The Kanheri Caves situated amidst dense forest, are an ancient Buddhist site dating back to ~2BCE. Interesting at all times, they are magical during the monsoons when the surroundings are a lush, verdant green replete with waterfalls.
We went there twice recently within a span of 10 days. The first visit was during a bout of heavy rains and the caves had transformed into waterfall wonderland when the focus of the visit was the gushing water rather than the heritage. The second visit was dry but overcast, ideal for exploring the caves though a tad slippery!
The caves are situated within the Sanjay Gandhi National Park at Borivali East, about 4km from the main entrance to the park. One can walk or cycle the distance to the caves along the road through the forest, or drive (only private cars/bikes, private taxis are allowed - no autos, no black/yellow cabs) or take a shuttle bus (not on Thu). Note that the Park opens at 07:30 but the caves open only at 09:00.
Some of the caves have beautiful stone carvings - notably Cave 2, 3 with its big chaitya hall and two colossal Buddhas, 4, 41 with its unique eleven headed Avalokitesvara, 67 the Chitrashaala and more ... don't remember the numbers! Most though are austere cells, some are unfinished, some almost 'caving' in so to speak. Cave 34 still has remnants of painting on the ceiling though it is very dark. The necropolis is supposed to be Cave 89, we could not go there this time as it was far too slippery, better for a dry season visit. Overall, this is an exciting experience being a unique combination of a heritage site in the middle of a forest. Kanheri surely deserves a UNESCO Heritage tag and I hope it gets it one day.
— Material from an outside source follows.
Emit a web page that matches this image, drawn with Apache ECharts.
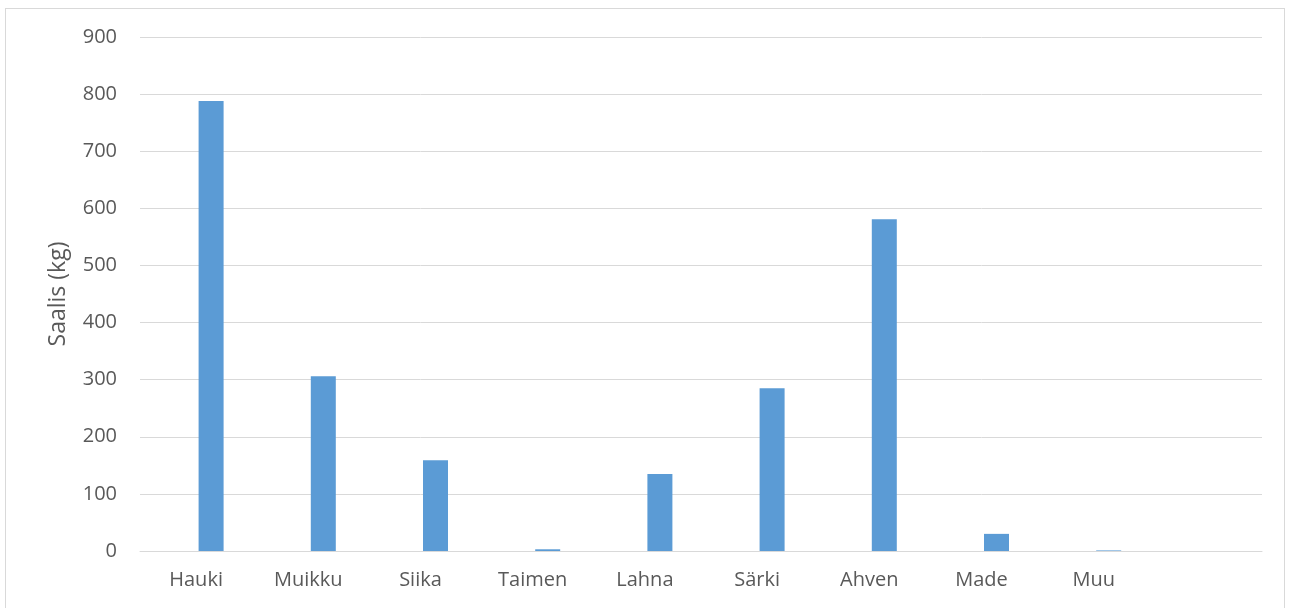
<!DOCTYPE html>
<html>
<head>
<meta charset="utf-8">
<script src="https://cdn.jsdelivr.net/npm/echarts@6/dist/echarts.min.js"></script>
<style>
html,body{margin:0;padding:0;background:#fff;overflow:hidden;}
#frame{position:absolute;left:5px;top:8px;width:1280px;height:620px;border:1px solid #d9d9d9;box-sizing:border-box;}
#chart{position:absolute;left:0;top:0;width:1290px;height:608px;}
</style>
</head>
<body>
<div id="frame"></div>
<div id="chart"></div>
<script>
const categories = ['Hauki','Muikku','Siika','Taimen','Lahna','Särki','Ahven','Made','Muu',''];
const catchKg = [788, 306, 159, 3, 135, 285, 581, 30, 1, null];
const emptySeries = [null, null, null, null, null, null, null, null, null, null];
const yTicks = { min: 0, max: 900, interval: 100 };

const chart = echarts.init(document.getElementById('chart'), null, {renderer:'canvas'});
const fam = 'Open Sans, Calibri, sans-serif';
chart.setOption({
  animation: false,
  grid: { left: 140, right: 28, top: 37, bottom: 57 },
  xAxis: {
    type: 'category',
    data: categories,
    axisLine: { lineStyle: { color: '#d9d9d9', width: 1 } },
    axisTick: { show: false },
    axisLabel: { color: '#595959', fontSize: 20, fontFamily: fam, margin: 19, interval: 0 }
  },
  yAxis: {
    type: 'value',
    min: yTicks.min, max: yTicks.max, interval: yTicks.interval,
    name: 'Saalis (kg)',
    nameLocation: 'middle',
    nameRotate: 90,
    nameGap: 70,
    nameTextStyle: { color: '#595959', fontSize: 23, fontFamily: fam },
    axisLine: { show: false },
    axisTick: { show: false },
    axisLabel: { color: '#595959', fontSize: 20, fontFamily: fam, margin: 23 },
    splitLine: { lineStyle: { color: '#d9d9d9', width: 1 } }
  },
  series: [
    { type: 'bar', data: emptySeries, barWidth: 25, barGap: '20%', itemStyle: { color: 'transparent' } },
    { type: 'bar', data: catchKg, barWidth: 25, barGap: '20%', itemStyle: { color: '#5b9bd5' } }
  ]
});
</script>
</body>
</html>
The ASI who administers the caves, has a posse of security guards on duty these days. This is most reassuring as in the past there were several incidents of robbery at Kanheri especially in the more remote cave sites. Another plus point is that proper walkways have been made, making it easy to navigate the site. Previously it was rubble or narrow stone pathways. Some of the original steep stone stairs are still there, leading to the top of the basalt plateau with nice views of the forest, the city and Tulsi Lake.
I have been going to Kanheri for the past forty years or so and I highly recommend this visit. Food is available from a stall at the caves entrance and also from the stalls that the Adivasi forest dwellers put up along the roadside. Otherwise, pack your own picnic and enjoy! Weekends especially monsoon weekends are VERY crowded and highly avoidable if you want peace and quiet.